* [To do]
Repeat the material exactly from its first line to the line that includes "const ticksY = [0, 5, 10, 15, 20, 25];". Skip pictures.

* [Data extract]
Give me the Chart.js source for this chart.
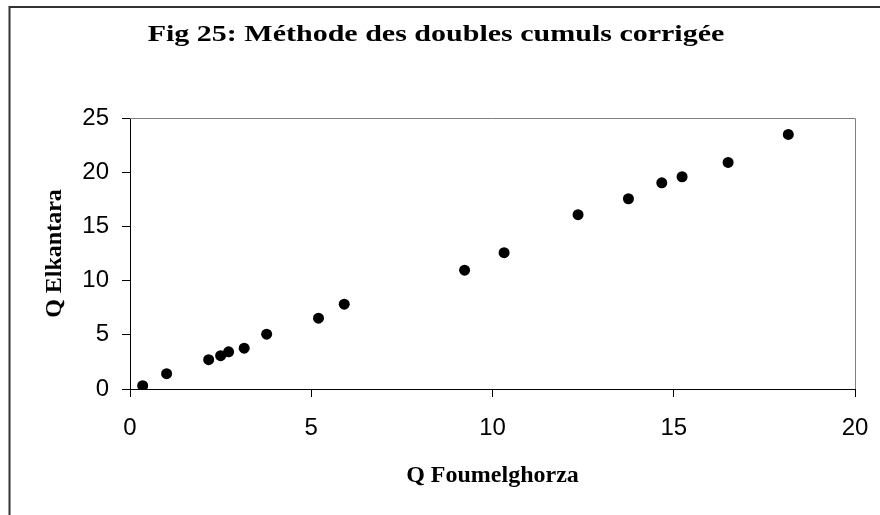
<!DOCTYPE html>
<html>
<head>
<meta charset="utf-8">
<script src="https://cdn.jsdelivr.net/npm/chart.js@4.4.1/dist/chart.umd.min.js"></script>
<style>
  html, body { margin: 0; padding: 0; background: #fff; }
  #wrap { width: 880px; height: 515px; }
</style>
</head>
<body>
<div id="wrap"><canvas id="graphe" width="880" height="515"></canvas></div>
<script>
// Valeurs (doubles cumuls)
const qFoumelghorza = [0.35, 1.01, 2.17, 2.50, 2.72, 3.15, 3.77, 5.20, 5.91, 9.23, 10.32, 12.36, 13.75, 14.67, 15.23, 16.50, 18.16];
const qElkantara    = [0.30, 1.41, 2.70, 3.07, 3.43, 3.77, 5.06, 6.53, 7.82, 10.96, 12.58, 16.08, 17.55, 19.02, 19.58, 20.90, 23.48];
const ticksX = [0, 5, 10, 15, 20];
const ticksY = [0, 5, 10, 15, 20, 25];

const titre = "Fig 25: Méthode des doubles cumuls corrigée";
const titreX = "Q Foumelghorza";
const titreY = "Q Elkantara";

const points = qFoumelghorza.map((x, i) => ({ x: x, y: qElkantara[i] }));

// titre un peu etire en largeur, comme sur la figure d'origine
const titreEtire = {
    id: "titreEtire",
    afterDraw(chart) {
        const ctx = chart.ctx;
        ctx.save();
        ctx.font = "bold 24px 'Liberation Serif', 'Times New Roman', serif";
        ctx.fillStyle = "#000";
        ctx.textAlign = "center";
        ctx.textBaseline = "alphabetic";
        ctx.translate(chart.width / 2 - 4, 41);
        ctx.scale(1.25, 1);
        ctx.fillText(titre, 0, 0);
        ctx.restore();
    }
};

// cadre gris du trace + bordure de la page
const cadre = {
    id: "cadre",
    afterDraw(chart) {
        const { ctx, chartArea: a } = chart;
        ctx.save();
        ctx.strokeStyle = "#808080";
        ctx.lineWidth = 1;
        ctx.beginPath();
        ctx.moveTo(a.left, a.top + 0.5);
        ctx.lineTo(a.right + 0.5, a.top + 0.5);
        ctx.lineTo(a.right + 0.5, a.bottom);
        ctx.stroke();
        ctx.strokeStyle = "#333";
        ctx.lineWidth = 2;
        ctx.beginPath();
        ctx.moveTo(9.5, 515);
        ctx.lineTo(9.5, 7);
        ctx.lineTo(880, 7);
        ctx.stroke();
        ctx.restore();
    }
};

const axe = (ticks) => ({
    type: "linear",
    min: ticks[0],
    max: ticks[ticks.length - 1],
    afterBuildTicks: s => { s.ticks = ticks.map(v => ({ value: v })); },
    grid: { display: true, drawOnChartArea: false, drawTicks: true, tickLength: 8, color: "#000" },
    border: { display: true, color: "#000", width: 1 },
});

new Chart(document.getElementById("graphe").getContext("2d"), {
    type: "scatter",
    data: {
        datasets: [{
            data: points,
            backgroundColor: "#000",
            borderWidth: 0,
            pointRadius: 5.5,
            pointHoverRadius: 5.5,
        }],
    },
    options: {
        responsive: false,
        animation: false,
        layout: { padding: { left: 0, right: 25, top: 118, bottom: 0 } },
        plugins: {
            legend: { display: false },
            tooltip: { enabled: false },
            title: { display: false },
        },
        scales: {
            x: {
                ...axe(ticksX),
                afterFit: s => { s.height = 126; s.paddingLeft = 0; s.paddingRight = 0; },
                ticks: { color: "#000", padding: 17, font: { family: "'Liberation Sans', Arial, sans-serif", size: 24 } },
                title: {
                    display: true, text: titreX, color: "#000",
                    font: { family: "'Liberation Serif', 'Times New Roman', serif", size: 24, weight: "bold" },
                    padding: { top: 0, bottom: 25 },
                },
            },
            y: {
                ...axe(ticksY),
                afterFit: s => { s.width = 130; s.paddingTop = 0; s.paddingBottom = 0; },
                ticks: { color: "#000", padding: 13, font: { family: "'Liberation Sans', Arial, sans-serif", size: 24 } },
                title: {
                    display: true, text: titreY, color: "#000",
                    font: { family: "'Liberation Serif', 'Times New Roman', serif", size: 24, weight: "bold" },
                    padding: { top: 40, bottom: 0 },
                },
            },
        },
    },
    plugins: [cadre, titreEtire],
});
</script>
</body>
</html>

* [Expected answer]
Give me the Chart.js source for this chart.
<!DOCTYPE html>
<html>
<head>
<meta charset="utf-8">
<script src="https://cdn.jsdelivr.net/npm/chart.js@4.4.1/dist/chart.umd.min.js"></script>
<style>
  html, body { margin: 0; padding: 0; background: #fff; }
  #wrap { width: 880px; height: 515px; }
</style>
</head>
<body>
<div id="wrap"><canvas id="graphe" width="880" height="515"></canvas></div>
<script>
// Valeurs (doubles cumuls)
const qFoumelghorza = [0.35, 1.01, 2.17, 2.50, 2.72, 3.15, 3.77, 5.20, 5.91, 9.23, 10.32, 12.36, 13.75, 14.67, 15.23, 16.50, 18.16];
const qElkantara    = [0.30, 1.41, 2.70, 3.07, 3.43, 3.77, 5.06, 6.53, 7.82, 10.96, 12.58, 16.08, 17.55, 19.02, 19.58, 20.90, 23.48];
const ticksX = [0, 5, 10, 15, 20];
const ticksY = [0, 5, 10, 15, 20, 25];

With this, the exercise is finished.